▶ _WHAT YOU HAVE TO DO_: Take every line from the first down to the line with "4, 24, 99];" and set it down exactly, without the pictures.

** start DATA SHOWN **

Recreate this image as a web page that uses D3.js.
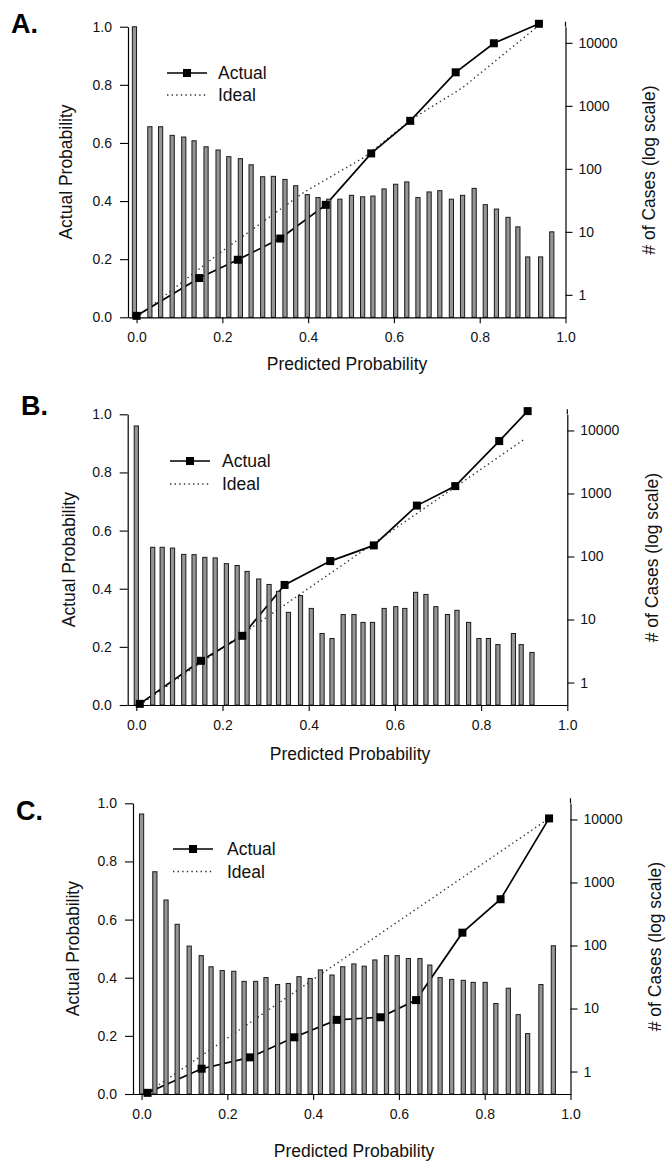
<!DOCTYPE html>
<html><head><meta charset="utf-8">
<script src="https://cdn.jsdelivr.net/npm/d3@7"></script>
<style>
body{margin:0;background:#fff;}
svg{display:block;font-family:"Liberation Sans",Arial,Helvetica,sans-serif;}
</style></head><body>
<svg id="chart" width="666" height="1163"></svg>
<script>
// ---------- data ----------
const panelLabels = ["A.", "B.", "C."];
const xTicks = [0, 0.2, 0.4, 0.6, 0.8, 1.0];
const probTicks = [0, 0.2, 0.4, 0.6, 0.8, 1.0];
const caseTicks = [1, 10, 100, 1000, 10000];
const legendLabels = ["Actual", "Ideal"];

// histogram bins: predicted probability position and # of cases
const barsA_x = [-0.005, 0.031, 0.056, 0.083, 0.110, 0.134, 0.162, 0.190, 0.215, 0.242, 0.267, 0.294, 0.319, 0.346, 0.371, 0.398, 0.423, 0.448, 0.474, 0.501, 0.527, 0.551, 0.577, 0.604, 0.630, 0.656, 0.682, 0.707, 0.734, 0.760, 0.787, 0.813, 0.839, 0.866, 0.889, 0.912, 0.942, 0.968];
const barsA_n = [18000, 466, 466, 340, 320, 279, 224, 199, 156, 145, 116, 75, 76, 68, 54, 39, 35, 33, 33, 38, 36, 37, 48, 57, 62, 35, 43, 45, 33, 38, 49, 27, 23, 17, 12, 4, 4, 10];
const barsB_x = [0.000, 0.038, 0.060, 0.084, 0.110, 0.134, 0.159, 0.183, 0.209, 0.234, 0.257, 0.284, 0.308, 0.330, 0.353, 0.381, 0.406, 0.431, 0.454, 0.480, 0.505, 0.526, 0.548, 0.575, 0.602, 0.623, 0.648, 0.672, 0.695, 0.722, 0.744, 0.771, 0.795, 0.817, 0.839, 0.875, 0.893, 0.918];
const barsB_n = [11800, 140, 140, 136, 108, 107, 97, 95, 77, 72, 58, 44, 36, 28, 13, 24, 15, 6, 5, 12, 12, 9, 9, 15, 16, 15, 27, 25, 16, 12, 14, 9, 5, 5, 4, 6, 4, 3];
const barsC_x = [0.000, 0.031, 0.057, 0.083, 0.111, 0.139, 0.162, 0.188, 0.215, 0.239, 0.266, 0.290, 0.317, 0.342, 0.367, 0.393, 0.417, 0.444, 0.469, 0.495, 0.519, 0.544, 0.571, 0.596, 0.622, 0.649, 0.672, 0.696, 0.723, 0.750, 0.773, 0.801, 0.826, 0.855, 0.878, 0.900, 0.931, 0.960];
const barsC_n = [12200, 1480, 527, 217, 98, 69, 46, 40, 39, 27, 27, 31, 24, 25, 32, 30, 41, 34, 46, 51, 47, 59, 69, 69, 62, 62, 49, 31, 29, 28, 26, 26, 12, 21, 8, 4, 24, 99];

// calibration curves
const actualA_x = [0.000, 0.146, 0.236, 0.335, 0.441, 0.547, 0.638, 0.744, 0.833, 0.938];
const actualA_y = [0.005, 0.135, 0.198, 0.271, 0.387, 0.564, 0.676, 0.843, 0.943, 1.010];
const idealA_x = [0.000, 0.200, 0.390, 0.530, 0.645, 0.760, 0.930];
const idealA_y = [0.000, 0.228, 0.430, 0.550, 0.685, 0.790, 0.995];
const actualB_x = [0.008, 0.150, 0.246, 0.344, 0.450, 0.551, 0.651, 0.740, 0.842, 0.908];
const actualB_y = [0.004, 0.152, 0.238, 0.413, 0.495, 0.549, 0.686, 0.753, 0.908, 1.011];
const idealB_x = [0.008, 0.900];
const idealB_y = [0.000, 0.914];
const actualC_x = [0.014, 0.140, 0.253, 0.356, 0.455, 0.557, 0.640, 0.748, 0.837, 0.950];
const actualC_y = [0.004, 0.087, 0.126, 0.195, 0.255, 0.264, 0.323, 0.555, 0.670, 0.948];
const idealC_x = [0.014, 0.950];
const idealC_y = [0.005, 0.948];

// ---------- layout ----------
const layouts = [
  {left:128, right:565.5, top:26.7, bottom:317.3, lab:[11,33], legX:[167,207,218], legY:[73,95], yTitleX:66, rTitleX:649, xTitle:[347,370]},
  {left:127.7, right:567.3, top:414.3, bottom:705, lab:[21,415], legX:[170,210,222], legY:[461,484], yTitleX:69, rTitleX:652, xTitle:[350,760]},
  {left:133, right:570.5, top:803.3, bottom:1094, lab:[16,820], legX:[173,213,227], legY:[849,871.5], yTitleX:73, rTitleX:655, xTitle:[354,1157]}
];
const panels = [
  {bx:barsA_x, bn:barsA_n, ax:actualA_x, ay:actualA_y, ix:idealA_x, iy:idealA_y},
  {bx:barsB_x, bn:barsB_n, ax:actualB_x, ay:actualB_y, ix:idealB_x, iy:idealB_y},
  {bx:barsC_x, bn:barsC_n, ax:actualC_x, ay:actualC_y, ix:idealC_x, iy:idealC_y}
];

const svg = d3.select("#chart");
const TXT = "#111";

panels.forEach((p, i) => {
  const L = layouts[i];
  const g = svg.append("g");
  const x = d3.scaleLinear().domain([-0.02, 1.0]).range([L.left, L.right]);
  const y = d3.scaleLinear().domain([0, 1]).range([L.bottom, L.top]);
  const yn = d3.scaleLog().domain([0.44, 18050]).range([L.bottom, L.top]);

  const line = d3.line().x(d => x(d[0])).y(d => y(d[1]));
  const idealPts = p.ix.map((v, k) => [v, p.iy[k]]);
  const actPts = p.ax.map((v, k) => [v, p.ay[k]]);

  // ideal (dotted) and actual lines, behind the bars
  g.append("path").attr("d", line(idealPts)).attr("fill", "none")
    .attr("stroke", "#333").attr("stroke-width", 1.4).attr("stroke-dasharray", "1.4,3.2");
  g.append("path").attr("d", line(actPts)).attr("fill", "none")
    .attr("stroke", "#000").attr("stroke-width", 1.7);

  // bars (# of cases, log scale)
  g.selectAll("rect.bar").data(p.bx.map((v, k) => [v, p.bn[k]])).join("rect")
    .attr("class", "bar")
    .attr("x", d => x(d[0]) - 2.1)
    .attr("width", 4.2)
    .attr("y", d => yn(d[1]))
    .attr("height", d => L.bottom - yn(d[1]))
    .attr("fill", "#959595").attr("stroke", "#1a1a1a").attr("stroke-width", 1);

  // markers
  g.selectAll("rect.mk").data(actPts).join("rect")
    .attr("class", "mk")
    .attr("x", d => x(d[0]) - 4).attr("y", d => y(d[1]) - 4)
    .attr("width", 8).attr("height", 8).attr("fill", "#000");

  // axes
  const fmt = d3.format(".1f");
  const ax = g.append("g").attr("transform", `translate(${L.left},0)`)
    .call(d3.axisLeft(y).tickValues(probTicks).tickFormat(fmt).tickSize(8).tickPadding(8).tickSizeOuter(0));
  const bx = g.append("g").attr("transform", `translate(0,${L.bottom})`)
    .call(d3.axisBottom(x).tickValues(xTicks).tickFormat(fmt).tickSize(6).tickPadding(9).tickSizeOuter(0));
  const rx = g.append("g").attr("transform", `translate(${L.right},0)`)
    .call(d3.axisRight(yn).tickValues(caseTicks).tickFormat(d3.format("d")).tickSize(7).tickPadding(6).tickSizeOuter(0));
  g.append("line").attr("x1", L.right).attr("x2", L.right).attr("y1", L.top - 5).attr("y2", L.top)
    .attr("stroke", "#000").attr("stroke-width", 1.2);
  [ax, bx, rx].forEach(a => {
    a.selectAll("path.domain").attr("stroke", "#000").attr("stroke-width", 1.2);
    a.selectAll(".tick line").attr("stroke", "#000").attr("stroke-width", 1.1);
    a.selectAll(".tick text").attr("font-size", 14).attr("fill", TXT)
      .attr("font-family", "'Liberation Sans',Arial,sans-serif");
  });

  // titles
  g.append("text").attr("transform", `translate(${L.yTitleX},${(L.top + L.bottom) / 2}) rotate(-90)`)
    .attr("text-anchor", "middle").attr("dy", "0.35em").attr("font-size", 17.5).attr("fill", TXT)
    .text("Actual Probability");
  g.append("text").attr("transform", `translate(${L.rTitleX},${(L.top + L.bottom) / 2 - 2}) rotate(-90)`)
    .attr("text-anchor", "middle").attr("dy", "0.35em").attr("font-size", 17.5).attr("fill", TXT)
    .text("# of Cases (log scale)");
  g.append("text").attr("x", L.xTitle[0]).attr("y", L.xTitle[1])
    .attr("text-anchor", "middle").attr("font-size", 17.5).attr("fill", TXT)
    .text("Predicted Probability");
  g.append("text").attr("x", L.lab[0]).attr("y", L.lab[1])
    .attr("font-size", 27).attr("font-weight", "bold").attr("fill", "#000")
    .text(panelLabels[i]);

  // legend
  const [lx1, lx2, tx] = L.legX;
  g.append("line").attr("x1", lx1).attr("x2", lx2).attr("y1", L.legY[0]).attr("y2", L.legY[0])
    .attr("stroke", "#000").attr("stroke-width", 1.7);
  g.append("rect").attr("x", (lx1 + lx2) / 2 - 4).attr("y", L.legY[0] - 4).attr("width", 8).attr("height", 8).attr("fill", "#000");
  g.append("line").attr("x1", lx1).attr("x2", lx2).attr("y1", L.legY[1]).attr("y2", L.legY[1])
    .attr("stroke", "#333").attr("stroke-width", 1.4).attr("stroke-dasharray", "1.4,3.2");
  legendLabels.forEach((t, k) => {
    g.append("text").attr("x", tx).attr("y", L.legY[k]).attr("dy", "0.36em")
      .attr("font-size", 17.5).attr("fill", TXT).text(t);
  });
});
</script>
</body></html>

** end DATA SHOWN **

▶ _TASK RESULT_:
Recreate this image as a web page that uses D3.js.
<!DOCTYPE html>
<html><head><meta charset="utf-8">
<script src="https://cdn.jsdelivr.net/npm/d3@7"></script>
<style>
body{margin:0;background:#fff;}
svg{display:block;font-family:"Liberation Sans",Arial,Helvetica,sans-serif;}
</style></head><body>
<svg id="chart" width="666" height="1163"></svg>
<script>
// ---------- data ----------
const panelLabels = ["A.", "B.", "C."];
const xTicks = [0, 0.2, 0.4, 0.6, 0.8, 1.0];
const probTicks = [0, 0.2, 0.4, 0.6, 0.8, 1.0];
const caseTicks = [1, 10, 100, 1000, 10000];
const legendLabels = ["Actual", "Ideal"];

// histogram bins: predicted probability position and # of cases
const barsA_x = [-0.005, 0.031, 0.056, 0.083, 0.110, 0.134, 0.162, 0.190, 0.215, 0.242, 0.267, 0.294, 0.319, 0.346, 0.371, 0.398, 0.423, 0.448, 0.474, 0.501, 0.527, 0.551, 0.577, 0.604, 0.630, 0.656, 0.682, 0.707, 0.734, 0.760, 0.787, 0.813, 0.839, 0.866, 0.889, 0.912, 0.942, 0.968];
const barsA_n = [18000, 466, 466, 340, 320, 279, 224, 199, 156, 145, 116, 75, 76, 68, 54, 39, 35, 33, 33, 38, 36, 37, 48, 57, 62, 35, 43, 45, 33, 38, 49, 27, 23, 17, 12, 4, 4, 10];
const barsB_x = [0.000, 0.038, 0.060, 0.084, 0.110, 0.134, 0.159, 0.183, 0.209, 0.234, 0.257, 0.284, 0.308, 0.330, 0.353, 0.381, 0.406, 0.431, 0.454, 0.480, 0.505, 0.526, 0.548, 0.575, 0.602, 0.623, 0.648, 0.672, 0.695, 0.722, 0.744, 0.771, 0.795, 0.817, 0.839, 0.875, 0.893, 0.918];
const barsB_n = [11800, 140, 140, 136, 108, 107, 97, 95, 77, 72, 58, 44, 36, 28, 13, 24, 15, 6, 5, 12, 12, 9, 9, 15, 16, 15, 27, 25, 16, 12, 14, 9, 5, 5, 4, 6, 4, 3];
const barsC_x = [0.000, 0.031, 0.057, 0.083, 0.111, 0.139, 0.162, 0.188, 0.215, 0.239, 0.266, 0.290, 0.317, 0.342, 0.367, 0.393, 0.417, 0.444, 0.469, 0.495, 0.519, 0.544, 0.571, 0.596, 0.622, 0.649, 0.672, 0.696, 0.723, 0.750, 0.773, 0.801, 0.826, 0.855, 0.878, 0.900, 0.931, 0.960];
const barsC_n = [12200, 1480, 527, 217, 98, 69, 46, 40, 39, 27, 27, 31, 24, 25, 32, 30, 41, 34, 46, 51, 47, 59, 69, 69, 62, 62, 49, 31, 29, 28, 26, 26, 12, 21, 8, 4, 24, 99];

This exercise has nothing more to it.